* WHAT IS EXPECTED *
Your task is to output the listing word for word, with pictures excluded.
+++ SUPPLIED DATA +++
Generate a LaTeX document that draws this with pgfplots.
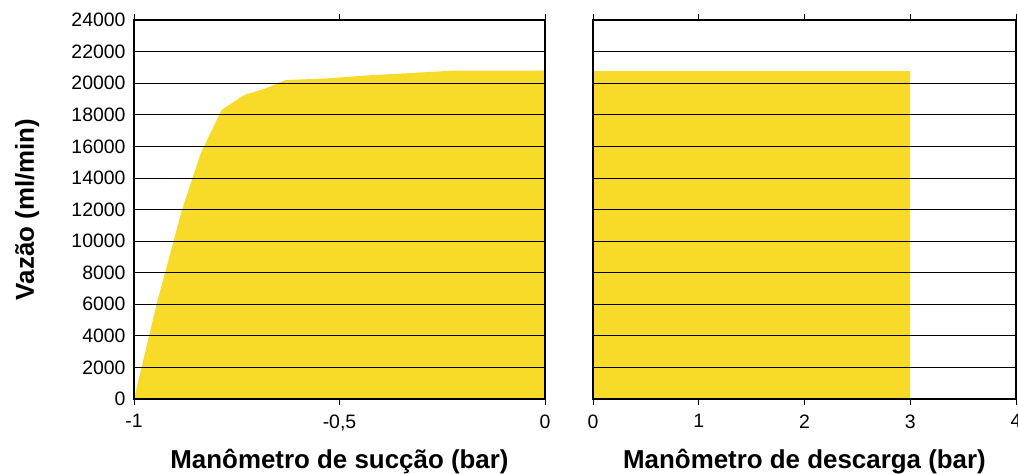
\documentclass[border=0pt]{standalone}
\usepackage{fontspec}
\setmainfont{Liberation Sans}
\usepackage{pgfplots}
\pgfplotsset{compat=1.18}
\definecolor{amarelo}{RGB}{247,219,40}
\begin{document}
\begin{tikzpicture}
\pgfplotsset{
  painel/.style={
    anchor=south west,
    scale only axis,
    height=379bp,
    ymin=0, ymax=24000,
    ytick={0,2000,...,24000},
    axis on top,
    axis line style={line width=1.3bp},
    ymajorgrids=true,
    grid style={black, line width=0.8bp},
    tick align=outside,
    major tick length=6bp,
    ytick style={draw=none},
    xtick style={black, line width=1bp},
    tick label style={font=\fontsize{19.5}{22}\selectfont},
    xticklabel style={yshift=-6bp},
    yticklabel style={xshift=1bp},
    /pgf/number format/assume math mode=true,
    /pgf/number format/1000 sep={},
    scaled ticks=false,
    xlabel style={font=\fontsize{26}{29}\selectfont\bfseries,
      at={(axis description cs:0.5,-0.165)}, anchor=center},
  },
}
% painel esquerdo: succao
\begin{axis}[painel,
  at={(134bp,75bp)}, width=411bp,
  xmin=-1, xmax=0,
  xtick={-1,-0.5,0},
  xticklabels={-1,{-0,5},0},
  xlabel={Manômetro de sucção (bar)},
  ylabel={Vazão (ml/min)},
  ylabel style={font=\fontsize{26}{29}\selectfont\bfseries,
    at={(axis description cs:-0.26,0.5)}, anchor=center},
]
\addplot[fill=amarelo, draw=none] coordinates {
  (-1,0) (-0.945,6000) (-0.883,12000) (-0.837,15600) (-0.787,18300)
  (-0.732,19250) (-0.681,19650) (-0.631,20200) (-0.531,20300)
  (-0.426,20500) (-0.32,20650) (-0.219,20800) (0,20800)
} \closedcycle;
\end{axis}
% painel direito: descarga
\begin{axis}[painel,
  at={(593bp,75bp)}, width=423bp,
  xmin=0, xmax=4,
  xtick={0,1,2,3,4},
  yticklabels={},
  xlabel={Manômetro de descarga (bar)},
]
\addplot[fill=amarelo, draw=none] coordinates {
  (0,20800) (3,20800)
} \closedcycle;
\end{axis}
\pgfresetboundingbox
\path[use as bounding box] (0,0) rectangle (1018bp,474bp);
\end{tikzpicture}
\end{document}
+++
* CORRECT ANSWER *
Generate a LaTeX document that draws this with pgfplots.
\documentclass[border=0pt]{standalone}
\usepackage{fontspec}
\setmainfont{Liberation Sans}
\usepackage{pgfplots}
\pgfplotsset{compat=1.18}
\definecolor{amarelo}{RGB}{247,219,40}
\begin{document}
\begin{tikzpicture}
\pgfplotsset{
  painel/.style={
    anchor=south west,
    scale only axis,
    height=379bp,
    ymin=0, ymax=24000,
    ytick={0,2000,...,24000},
    axis on top,
    axis line style={line width=1.3bp},
    ymajorgrids=true,
    grid style={black, line width=0.8bp},
    tick align=outside,
    major tick length=6bp,
    ytick style={draw=none},
    xtick style={black, line width=1bp},
    tick label style={font=\fontsize{19.5}{22}\selectfont},
    xticklabel style={yshift=-6bp},
    yticklabel style={xshift=1bp},
    /pgf/number format/assume math mode=true,
    /pgf/number format/1000 sep={},
    scaled ticks=false,
    xlabel style={font=\fontsize{26}{29}\selectfont\bfseries,
      at={(axis description cs:0.5,-0.165)}, anchor=center},
  },
}
% painel esquerdo: succao
\begin{axis}[painel,
  at={(134bp,75bp)}, width=411bp,
  xmin=-1, xmax=0,
  xtick={-1,-0.5,0},
  xticklabels={-1,{-0,5},0},
  xlabel={Manômetro de sucção (bar)},
  ylabel={Vazão (ml/min)},
  ylabel style={font=\fontsize{26}{29}\selectfont\bfseries,
    at={(axis description cs:-0.26,0.5)}, anchor=center},
]
\addplot[fill=amarelo, draw=none] coordinates {
  (-1,0) (-0.945,6000) (-0.883,12000) (-0.837,15600) (-0.787,18300)
  (-0.732,19250) (-0.681,19650) (-0.631,20200) (-0.531,20300)
  (-0.426,20500) (-0.32,20650) (-0.219,20800) (0,20800)
} \closedcycle;
\end{axis}
% painel direito: descarga
\begin{axis}[painel,
  at={(593bp,75bp)}, width=423bp,
  xmin=0, xmax=4,
  xtick={0,1,2,3,4},
  yticklabels={},
  xlabel={Manômetro de descarga (bar)},
]
\addplot[fill=amarelo, draw=none] coordinates {
  (0,20800) (3,20800)
} \closedcycle;
\end{axis}
\pgfresetboundingbox
\path[use as bounding box] (0,0) rectangle (1018bp,474bp);
\end{tikzpicture}
\end{document}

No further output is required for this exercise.